Apenas trescientos años de libertad. Un suspiro en el Tiempo.
No parece casualidad que aquellos días, aún con todas sus evidentes miserias y contradicciones, sean vistos todavía hoy como una época dorada, maravillosa, en la que el pensamiento humano podía expresarse casi sin límites.
Después, las tinieblas del oscurantismo cristiano impidieron que haya suficiente luz durante mil interminables años. “AD 381″ (Año del Señor 381) es un libro de Charles Freeman que lo explica brevemente.
La lucha por recuperar la antorcha que Prometeo le robó a los dioses para liberar a los hombres fue dura y sólo empezó a fulgurar nuevamente desde que la Gloriosa Revolución inglesa de 1688 la rescató del abismo en que la escondieron.
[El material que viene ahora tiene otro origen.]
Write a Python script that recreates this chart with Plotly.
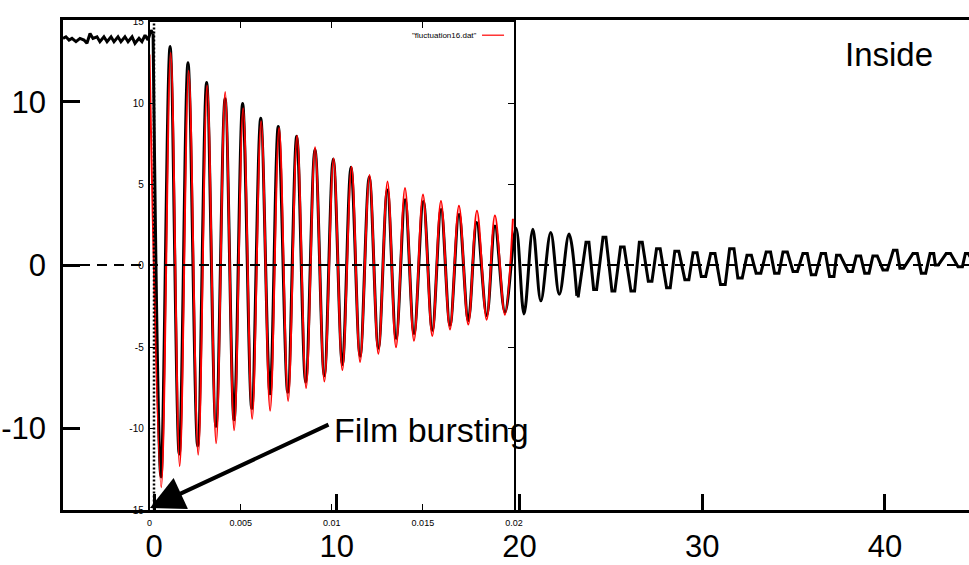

Quienes la rescataron tenían plena conciencia acerca de la fragilidad de la libertad. La frase no es de Thomas Jefferson, tal vez el mayor exponente universal de los valores de aquella Gloriosa Revolución, pero se la atribuyen muchos con cierta justicia: “El precio de la libertad es la eterna vigilancia”.
En Gettysburg, noviembre de 1863, Abraham Lincoln, advirtió, en el sentido de Flaubert, que “…nuestros padres crearon en este continente una nueva nación, concebida bajo el signo de la libertad… Hoy nos hallamos embarcados en una vasta guerra civil que pone a prueba la capacidad de esta nación, o de cualquier otra así concebida, y así dedicada, para subsistir por largo tiempo”.
El 6 de julio de 1987, Ronald Reagan repitió que “La libertad nunca está a más de una generación de su extinción. No la pasamos a nuestros hijos en la sangre. Hay que luchar por ella, protegerla, y ponerla en sus manos para que hagan lo mismo, o un día gastaremos nuestro ocaso contándoles cómo era cuando… los hombres eran libres”.
El 15 de mayo de 2019, Jacinda Ardern, primera ministra de Nueva Zelanda, y Emmanuel Macron, presidente de Francia, suscribieron, con más de cien otros referentes corporativos la denominada “Llamada de Christchurch”, en la que, con la excusa de combatir los discursos de odio y violencia, se comprometieron a implementar la censura a escala global.
Ya sabemos lo que pasó después: La censura está institucionalizada y no se pueden cuestionar los dogmas oficiales sobre vacunas, cambio climático o el movimiento popular sin sufrir cancelación. Las tinieblas se ciernen de nuevo, confirmando que, si no se defiende la libertad, ella perece.